Though called light cones, they set limits on more than EMR: general relativity posits that no influence of any kind moves faster than the speed of light in a vacuum (c), thus portions of space-time are unknown to you. So if the Sun emits a solar flare right at this instant, there is no way to know that until the few minutes pass and the associated light reaches Earth.
With the concept of relativity, with space and time not entirely independent, and modern cosmology assuming space's growth from a point (Big Bang), there are complications and consequences.
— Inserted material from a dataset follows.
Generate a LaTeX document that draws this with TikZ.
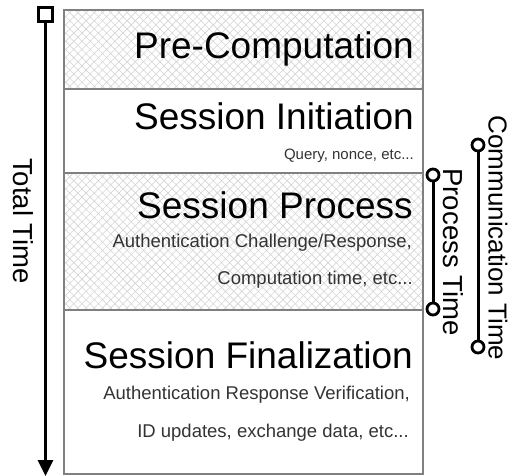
\documentclass[tikz,border=0pt]{standalone}
\usepackage{fontspec}
\setmainfont{Liberation Sans}
\usetikzlibrary{arrows.meta,patterns.meta}
\begin{document}
\begin{tikzpicture}[x=1pt,y=-1pt,
  hatchA/.style={pattern={Lines[angle=45,distance=5.8pt,line width=0.6pt]},pattern color=black!17},
  hatchB/.style={pattern={Lines[angle=-45,distance=5.8pt,line width=0.6pt]},pattern color=black!17},
  frame/.style={draw=black!50,line width=1.3pt},
  title/.style={anchor=base east,inner sep=0pt,font=\fontsize{37}{40}\selectfont},
  note/.style={anchor=base east,inner sep=0pt,text=black!80,font=\fontsize{18.5}{20}\selectfont},
  smallnote/.style={anchor=base east,inner sep=0pt,text=black!80,font=\fontsize{15}{17}\selectfont},
  vlabel/.style={rotate=-90,inner sep=0pt,font=\fontsize{27.5}{29}\selectfont},
  endring/.style={circle,draw,line width=2.8pt,fill=white,minimum size=12pt,inner sep=0pt},
  bar/.style={line width=3pt},
]
\useasboundingbox (0,0) rectangle (511,476);

% hatched rows: pre-computation and session process
\foreach \ya/\yb in {10/89,173/310}{
  \fill[white] (64,\ya) rectangle (423,\yb);
  \fill[hatchA] (64,\ya) rectangle (423,\yb);
  \fill[hatchB] (64,\ya) rectangle (423,\yb);
}
% outer frame and row separators
\draw[frame] (64,10) rectangle (423,474);
\draw[frame] (64,89) -- (423,89);
\draw[frame] (64,173) -- (423,173);
\draw[frame] (64,310) -- (423,310);

% row texts
\node[title] (pre) at (414,59) {Pre-Computation};
\node[title] (init) at (414,130) {Session Initiation};
\node[smallnote] (initnote) at (414,159) {Query, nonce, etc...};
\node[title] (proc) at (413,218) {Session Process};
\node[note] (procnoteA) at (412,247) {Authentication Challenge/Response,};
\node[note] (procnoteB) at (413,284) {Computation time, etc...};
\node[title] (fin) at (413,368) {Session Finalization};
\node[note] (finnoteA) at (410,399) {Authentication Response Verification,};
\node[note] (finnoteB) at (409,437) {ID updates, exchange data, etc...};

% total time axis
\node[draw,line width=2.8pt,fill=white,minimum size=14pt,inner sep=0pt] (tstart) at (45.5,14.5) {};
\coordinate (tend) at (45.5,476);
\draw[bar,-{Triangle[width=15pt,length=16pt]}] (tstart.south) -- (tend);
\node[vlabel] (total) at (23,221) {Total Time};

% process time span
\node[endring] (pa) at (433,175) {};
\node[endring] (pb) at (433,309) {};
\draw[bar] (pa) -- (pb);
\node[vlabel] (ptime) at (453,252) {Process Time};

% communication time span
\node[endring] (ca) at (478,145) {};
\node[endring] (cb) at (478,347) {};
\draw[bar] (ca) -- (cb);
\node[vlabel,font=\fontsize{26}{28}\selectfont] (ctime) at (498,238) {Communication Time};
\end{tikzpicture}
\end{document}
Astrophysics takes as fact that a transient showing sudden dramatic increases in luminosity, must have a triggering event which could "turn on" the power-increase across an area facing us, but can only possibly affect any portion of this area when it is reachable at the speed of light, all the phenomena producing the observed transient must reside within the light cone of whatever mechanism started it. An observed rapid power-increase sets a maximum area on the source of this energy, i.e., it must be some object able to produce the observed energy despite the object's limited size. Through analysis based upon this, extreme transients have constituted evidence for black holes, given other types of objects are incapable of converting so much energy into observable EMR from within a small volume. Also revealed is a maximum possible size of the detected black hole.
Another consequence is the need to explain any observation that suggests some phenomenon of the early universe that appears too widespread to be triggered at or after the Big Bang. An example that has greatly influenced modern physics is the observed uniformity of the CMB.